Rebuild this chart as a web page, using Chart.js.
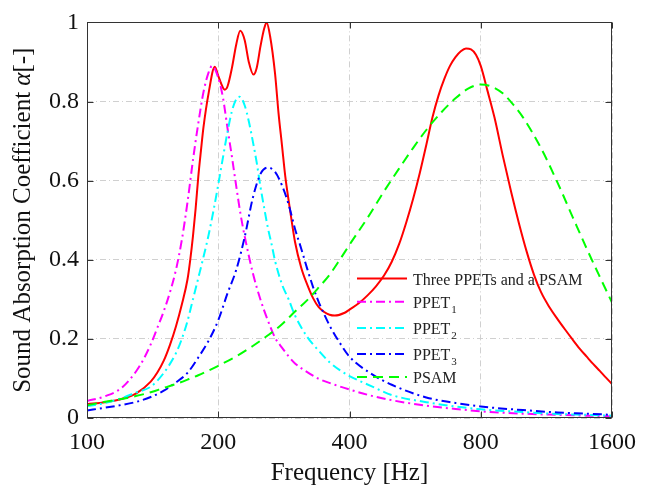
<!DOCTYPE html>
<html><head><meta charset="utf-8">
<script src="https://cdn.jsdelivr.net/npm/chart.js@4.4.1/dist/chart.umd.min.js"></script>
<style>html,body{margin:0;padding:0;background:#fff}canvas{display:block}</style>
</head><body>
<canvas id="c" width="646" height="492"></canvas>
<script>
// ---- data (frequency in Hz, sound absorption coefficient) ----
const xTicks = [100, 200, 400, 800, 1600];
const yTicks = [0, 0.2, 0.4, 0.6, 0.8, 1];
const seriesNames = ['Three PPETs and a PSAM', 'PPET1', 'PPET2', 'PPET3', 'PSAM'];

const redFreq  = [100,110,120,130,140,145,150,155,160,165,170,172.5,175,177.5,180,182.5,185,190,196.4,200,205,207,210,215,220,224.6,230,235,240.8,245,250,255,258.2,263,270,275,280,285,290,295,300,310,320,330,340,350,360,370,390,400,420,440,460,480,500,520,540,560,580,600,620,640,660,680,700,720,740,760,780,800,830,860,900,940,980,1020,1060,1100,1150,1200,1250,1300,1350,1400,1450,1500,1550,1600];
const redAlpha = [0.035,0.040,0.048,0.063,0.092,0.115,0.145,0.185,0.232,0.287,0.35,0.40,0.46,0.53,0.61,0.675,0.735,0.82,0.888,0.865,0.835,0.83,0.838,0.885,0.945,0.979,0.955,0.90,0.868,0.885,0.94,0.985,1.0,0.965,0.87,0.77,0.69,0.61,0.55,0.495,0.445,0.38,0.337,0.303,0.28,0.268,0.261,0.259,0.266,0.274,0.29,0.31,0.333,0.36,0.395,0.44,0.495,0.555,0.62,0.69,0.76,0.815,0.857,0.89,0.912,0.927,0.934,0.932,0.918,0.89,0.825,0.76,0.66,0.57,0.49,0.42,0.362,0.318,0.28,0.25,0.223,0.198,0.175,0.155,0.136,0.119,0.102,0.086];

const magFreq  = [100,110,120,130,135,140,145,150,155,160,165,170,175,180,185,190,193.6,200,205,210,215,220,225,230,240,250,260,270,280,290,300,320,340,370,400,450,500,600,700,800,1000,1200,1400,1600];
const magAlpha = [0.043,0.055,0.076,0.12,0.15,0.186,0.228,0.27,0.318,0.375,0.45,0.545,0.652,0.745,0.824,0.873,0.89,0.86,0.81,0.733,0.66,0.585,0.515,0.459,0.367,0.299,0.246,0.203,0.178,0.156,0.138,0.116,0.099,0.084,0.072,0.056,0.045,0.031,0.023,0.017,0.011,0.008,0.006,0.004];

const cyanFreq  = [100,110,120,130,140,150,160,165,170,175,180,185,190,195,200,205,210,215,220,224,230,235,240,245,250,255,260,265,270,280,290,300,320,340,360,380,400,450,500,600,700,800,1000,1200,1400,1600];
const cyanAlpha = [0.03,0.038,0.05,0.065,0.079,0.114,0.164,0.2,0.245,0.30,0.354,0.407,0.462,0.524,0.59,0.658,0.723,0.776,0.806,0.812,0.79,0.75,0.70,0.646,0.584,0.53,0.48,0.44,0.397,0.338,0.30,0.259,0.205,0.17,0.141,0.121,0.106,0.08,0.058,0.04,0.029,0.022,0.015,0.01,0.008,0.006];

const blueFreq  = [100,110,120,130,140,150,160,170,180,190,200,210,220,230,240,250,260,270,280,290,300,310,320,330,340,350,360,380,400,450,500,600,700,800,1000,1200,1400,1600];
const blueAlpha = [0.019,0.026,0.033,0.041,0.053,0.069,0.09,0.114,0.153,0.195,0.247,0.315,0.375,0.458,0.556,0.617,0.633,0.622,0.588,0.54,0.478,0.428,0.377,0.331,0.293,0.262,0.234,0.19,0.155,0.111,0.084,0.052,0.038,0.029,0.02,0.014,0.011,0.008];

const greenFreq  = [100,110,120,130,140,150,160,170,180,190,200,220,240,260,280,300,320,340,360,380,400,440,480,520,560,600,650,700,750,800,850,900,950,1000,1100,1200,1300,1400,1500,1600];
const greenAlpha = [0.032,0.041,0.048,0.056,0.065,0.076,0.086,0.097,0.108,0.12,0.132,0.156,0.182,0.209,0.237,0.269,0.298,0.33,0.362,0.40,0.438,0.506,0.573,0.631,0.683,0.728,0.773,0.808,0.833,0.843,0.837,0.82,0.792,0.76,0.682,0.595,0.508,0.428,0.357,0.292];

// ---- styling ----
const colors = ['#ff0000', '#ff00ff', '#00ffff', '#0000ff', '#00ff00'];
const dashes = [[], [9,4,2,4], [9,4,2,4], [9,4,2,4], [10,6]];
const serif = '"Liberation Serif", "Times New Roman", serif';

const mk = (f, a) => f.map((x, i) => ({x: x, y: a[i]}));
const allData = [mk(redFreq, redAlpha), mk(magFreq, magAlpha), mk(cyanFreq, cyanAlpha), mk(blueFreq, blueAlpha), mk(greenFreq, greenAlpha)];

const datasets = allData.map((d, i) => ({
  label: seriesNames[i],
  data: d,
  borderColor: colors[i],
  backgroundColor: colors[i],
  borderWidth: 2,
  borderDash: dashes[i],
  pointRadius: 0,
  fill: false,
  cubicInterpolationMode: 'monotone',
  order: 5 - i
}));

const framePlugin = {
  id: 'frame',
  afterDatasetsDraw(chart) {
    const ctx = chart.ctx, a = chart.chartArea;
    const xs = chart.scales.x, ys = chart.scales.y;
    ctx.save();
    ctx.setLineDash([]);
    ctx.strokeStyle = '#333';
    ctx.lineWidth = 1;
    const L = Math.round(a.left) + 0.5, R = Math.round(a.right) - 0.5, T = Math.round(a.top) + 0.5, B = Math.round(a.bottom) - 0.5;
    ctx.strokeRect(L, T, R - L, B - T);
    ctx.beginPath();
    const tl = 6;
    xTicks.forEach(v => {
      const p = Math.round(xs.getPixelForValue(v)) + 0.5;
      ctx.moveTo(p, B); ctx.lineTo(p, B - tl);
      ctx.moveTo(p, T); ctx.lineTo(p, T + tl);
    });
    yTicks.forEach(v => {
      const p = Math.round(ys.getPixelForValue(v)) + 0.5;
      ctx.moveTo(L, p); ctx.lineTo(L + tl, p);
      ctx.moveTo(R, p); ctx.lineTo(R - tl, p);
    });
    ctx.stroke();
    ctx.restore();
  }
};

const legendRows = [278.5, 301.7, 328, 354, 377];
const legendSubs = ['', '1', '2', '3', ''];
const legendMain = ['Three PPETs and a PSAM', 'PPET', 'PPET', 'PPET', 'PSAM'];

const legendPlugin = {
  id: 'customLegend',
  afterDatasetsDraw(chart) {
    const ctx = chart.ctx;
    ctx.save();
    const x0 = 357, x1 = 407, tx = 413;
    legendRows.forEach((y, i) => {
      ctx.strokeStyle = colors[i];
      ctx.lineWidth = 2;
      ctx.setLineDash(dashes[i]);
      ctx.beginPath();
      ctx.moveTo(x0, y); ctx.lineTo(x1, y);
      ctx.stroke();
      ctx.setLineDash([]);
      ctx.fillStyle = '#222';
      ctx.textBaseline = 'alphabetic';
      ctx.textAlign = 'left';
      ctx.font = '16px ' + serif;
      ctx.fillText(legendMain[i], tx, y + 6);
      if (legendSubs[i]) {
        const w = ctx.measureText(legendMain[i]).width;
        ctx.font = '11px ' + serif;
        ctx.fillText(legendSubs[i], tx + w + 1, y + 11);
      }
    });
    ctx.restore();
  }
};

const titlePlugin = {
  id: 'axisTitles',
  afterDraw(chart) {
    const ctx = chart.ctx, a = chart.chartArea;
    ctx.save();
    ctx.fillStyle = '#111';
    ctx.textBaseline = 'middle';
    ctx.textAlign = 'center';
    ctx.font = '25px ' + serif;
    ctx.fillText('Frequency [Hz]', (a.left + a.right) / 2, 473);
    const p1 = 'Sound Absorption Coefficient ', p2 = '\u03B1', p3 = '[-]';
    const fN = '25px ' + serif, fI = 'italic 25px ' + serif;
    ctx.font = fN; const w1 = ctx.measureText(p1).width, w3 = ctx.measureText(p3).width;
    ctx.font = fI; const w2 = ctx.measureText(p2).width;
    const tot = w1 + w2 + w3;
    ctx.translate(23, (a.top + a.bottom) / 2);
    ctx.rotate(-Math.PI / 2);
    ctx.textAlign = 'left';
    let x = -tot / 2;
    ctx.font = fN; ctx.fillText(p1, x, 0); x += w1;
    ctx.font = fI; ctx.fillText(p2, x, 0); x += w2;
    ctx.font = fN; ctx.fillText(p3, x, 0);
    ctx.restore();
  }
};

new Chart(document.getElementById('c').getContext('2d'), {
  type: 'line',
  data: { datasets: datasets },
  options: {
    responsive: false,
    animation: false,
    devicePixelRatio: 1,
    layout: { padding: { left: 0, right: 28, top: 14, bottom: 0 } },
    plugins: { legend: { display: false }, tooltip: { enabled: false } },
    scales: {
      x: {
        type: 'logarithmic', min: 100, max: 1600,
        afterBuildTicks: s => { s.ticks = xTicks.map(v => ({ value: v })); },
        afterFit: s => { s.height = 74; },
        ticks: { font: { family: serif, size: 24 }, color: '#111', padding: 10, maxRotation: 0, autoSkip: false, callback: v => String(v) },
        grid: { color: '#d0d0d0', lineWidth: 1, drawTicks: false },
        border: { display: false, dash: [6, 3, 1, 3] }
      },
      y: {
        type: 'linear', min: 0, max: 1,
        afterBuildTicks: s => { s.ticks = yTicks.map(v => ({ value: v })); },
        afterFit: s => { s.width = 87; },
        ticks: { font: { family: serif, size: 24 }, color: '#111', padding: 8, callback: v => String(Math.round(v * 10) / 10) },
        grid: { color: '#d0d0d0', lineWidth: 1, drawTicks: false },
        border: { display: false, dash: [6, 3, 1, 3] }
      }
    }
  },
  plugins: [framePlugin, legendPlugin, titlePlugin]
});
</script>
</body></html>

(What you will do):
Leave out the pictures and repeat exactly the lines from the start of the material through the line that contains "const seriesNames = ['Three", both included.

(Solution to the exercise):
Rebuild this chart as a web page, using Chart.js.
<!DOCTYPE html>
<html><head><meta charset="utf-8">
<script src="https://cdn.jsdelivr.net/npm/chart.js@4.4.1/dist/chart.umd.min.js"></script>
<style>html,body{margin:0;padding:0;background:#fff}canvas{display:block}</style>
</head><body>
<canvas id="c" width="646" height="492"></canvas>
<script>
// ---- data (frequency in Hz, sound absorption coefficient) ----
const xTicks = [100, 200, 400, 800, 1600];
const yTicks = [0, 0.2, 0.4, 0.6, 0.8, 1];
const seriesNames = ['Three PPETs and a PSAM', 'PPET1', 'PPET2', 'PPET3', 'PSAM'];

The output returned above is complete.